[Python-Dev] PEP 467: last round (?)

Victor Stinner victor.stinner at gmail.com
Thu Sep 1 17:06:15 EDT 2016


2016-09-01 21:36 GMT+02:00 Ethan Furman <ethan at stoneleaf.us>:
> Abstract
> ========
>
> This PEP proposes five small adjustments to the APIs of the ``bytes`` and
> ``bytearray`` types to make it easier to operate entirely in the binary
> domain:

You should add bchr() in the Abstract.


> * Deprecate passing single integer values to ``bytes`` and ``bytearray``
> * Add ``bytes.fromsize`` and ``bytearray.fromsize`` alternative constructors

I understand that main reason for this change is to catch bugs when
bytes(obj) is used and obj is not supposed to be an integer.

So I expect that bytes(int) will be quickly deprecated, but the PEP
doesn't schedule a removal of the feature. So it looks more than only
adding an alias to bytes(int).

I would prefer to either schedule a removal of bytes(int), or remove
bytes.fromsize() from the PEP.


> * Add ``bytes.fromord`` and ``bytearray.fromord`` alternative constructors

Hum, you already propose to add a builtin function. Why would we need
two ways to create a single byte?

I'm talking about bchr(int)==bytes.fromord(int). I'm not sure that
there is an use case for bytearray.fromord(int).

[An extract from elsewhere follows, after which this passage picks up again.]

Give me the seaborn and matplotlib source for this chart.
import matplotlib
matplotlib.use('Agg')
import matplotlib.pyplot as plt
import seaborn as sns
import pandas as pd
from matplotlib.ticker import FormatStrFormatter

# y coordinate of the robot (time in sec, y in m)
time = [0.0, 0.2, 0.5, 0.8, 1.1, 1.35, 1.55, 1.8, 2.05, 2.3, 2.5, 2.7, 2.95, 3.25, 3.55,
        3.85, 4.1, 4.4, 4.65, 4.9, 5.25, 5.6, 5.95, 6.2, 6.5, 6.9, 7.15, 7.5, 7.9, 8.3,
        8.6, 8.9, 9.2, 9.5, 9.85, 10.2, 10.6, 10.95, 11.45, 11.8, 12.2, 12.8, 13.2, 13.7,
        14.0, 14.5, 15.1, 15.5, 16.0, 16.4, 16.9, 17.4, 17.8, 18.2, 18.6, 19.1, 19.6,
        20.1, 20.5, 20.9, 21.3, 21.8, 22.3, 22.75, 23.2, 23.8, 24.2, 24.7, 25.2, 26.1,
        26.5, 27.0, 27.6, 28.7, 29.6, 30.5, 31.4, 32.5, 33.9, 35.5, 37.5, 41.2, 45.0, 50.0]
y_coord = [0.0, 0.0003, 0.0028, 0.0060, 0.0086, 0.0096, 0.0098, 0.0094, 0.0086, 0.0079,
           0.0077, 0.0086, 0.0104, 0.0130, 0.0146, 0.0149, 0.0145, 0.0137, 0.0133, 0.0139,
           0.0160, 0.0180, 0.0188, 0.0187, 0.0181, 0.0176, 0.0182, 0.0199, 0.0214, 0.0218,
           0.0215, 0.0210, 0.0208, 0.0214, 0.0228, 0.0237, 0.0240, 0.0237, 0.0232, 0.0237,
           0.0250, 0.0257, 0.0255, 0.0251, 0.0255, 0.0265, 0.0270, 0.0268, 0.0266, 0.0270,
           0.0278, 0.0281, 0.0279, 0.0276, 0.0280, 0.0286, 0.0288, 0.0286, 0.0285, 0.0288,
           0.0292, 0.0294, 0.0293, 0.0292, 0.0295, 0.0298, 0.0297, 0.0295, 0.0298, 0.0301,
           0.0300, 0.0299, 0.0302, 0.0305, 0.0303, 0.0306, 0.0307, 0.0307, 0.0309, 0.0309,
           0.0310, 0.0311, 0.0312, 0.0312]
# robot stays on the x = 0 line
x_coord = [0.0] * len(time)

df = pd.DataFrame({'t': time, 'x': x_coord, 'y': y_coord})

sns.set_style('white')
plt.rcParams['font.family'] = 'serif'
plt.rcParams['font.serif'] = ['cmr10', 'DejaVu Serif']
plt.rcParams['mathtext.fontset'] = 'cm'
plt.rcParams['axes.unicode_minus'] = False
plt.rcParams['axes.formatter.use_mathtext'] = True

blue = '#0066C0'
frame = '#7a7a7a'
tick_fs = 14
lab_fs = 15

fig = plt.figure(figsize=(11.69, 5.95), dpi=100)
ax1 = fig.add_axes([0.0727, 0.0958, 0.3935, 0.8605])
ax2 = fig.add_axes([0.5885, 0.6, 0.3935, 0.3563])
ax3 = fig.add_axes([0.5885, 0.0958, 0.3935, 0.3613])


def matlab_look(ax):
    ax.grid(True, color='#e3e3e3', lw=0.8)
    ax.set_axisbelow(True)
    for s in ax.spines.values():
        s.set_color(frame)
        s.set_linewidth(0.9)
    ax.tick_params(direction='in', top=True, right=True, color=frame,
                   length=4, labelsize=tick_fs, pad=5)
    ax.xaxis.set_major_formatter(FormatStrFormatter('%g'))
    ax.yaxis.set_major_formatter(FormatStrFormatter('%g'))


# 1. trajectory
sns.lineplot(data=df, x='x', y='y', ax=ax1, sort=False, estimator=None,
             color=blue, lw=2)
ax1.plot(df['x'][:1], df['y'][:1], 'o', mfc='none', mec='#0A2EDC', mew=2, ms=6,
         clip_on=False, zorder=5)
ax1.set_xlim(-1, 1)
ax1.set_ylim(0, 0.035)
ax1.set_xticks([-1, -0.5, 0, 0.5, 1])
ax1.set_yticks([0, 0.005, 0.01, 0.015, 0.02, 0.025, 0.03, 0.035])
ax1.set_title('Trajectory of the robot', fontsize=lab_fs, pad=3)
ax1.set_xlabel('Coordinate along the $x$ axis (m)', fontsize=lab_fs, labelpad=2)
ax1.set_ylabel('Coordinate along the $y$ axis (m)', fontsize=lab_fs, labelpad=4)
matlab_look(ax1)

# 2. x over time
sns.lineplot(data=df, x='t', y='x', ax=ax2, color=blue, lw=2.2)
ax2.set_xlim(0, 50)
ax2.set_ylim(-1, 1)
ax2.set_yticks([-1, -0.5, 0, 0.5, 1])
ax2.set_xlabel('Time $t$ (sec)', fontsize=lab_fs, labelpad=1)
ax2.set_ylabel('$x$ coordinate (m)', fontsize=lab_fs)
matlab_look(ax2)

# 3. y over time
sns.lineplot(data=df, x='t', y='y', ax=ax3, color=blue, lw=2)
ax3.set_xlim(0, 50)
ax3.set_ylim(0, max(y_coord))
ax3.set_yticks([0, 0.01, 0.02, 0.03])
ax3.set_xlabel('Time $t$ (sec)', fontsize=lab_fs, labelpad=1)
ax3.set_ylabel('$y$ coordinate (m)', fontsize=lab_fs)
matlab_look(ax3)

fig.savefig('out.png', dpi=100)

> * Add ``bytes.getbyte`` and ``bytearray.getbyte`` byte retrieval methods
> * Add ``bytes.iterbytes`` and ``bytearray.iterbytes`` alternative iterators

I like these ones :-)



> In particular, there's a reasonable case to be made
> that ``bytes(x)`` (where ``x`` is an integer) should behave like the
> ``bytes.fromint(x)`` proposal in this PEP.

"fromint"? Is it bytes.fromord()/bchr()?


> Open Questions
> ==============
>
> Do we add ``iterbytes`` to ``memoryview``, or modify
> ``memoryview.cast()`` to accept ``'s'`` as a single-byte interpretation?  Or
> do we ignore memory for now and add it later?

It's nice to have bytes.iterbytes() to help porting Python 2 code, but
I'm not sure that this function would be super popular in new Python 3
code.

I don't think that a memoryview.iterbytes() (or cast("s")) would be useful.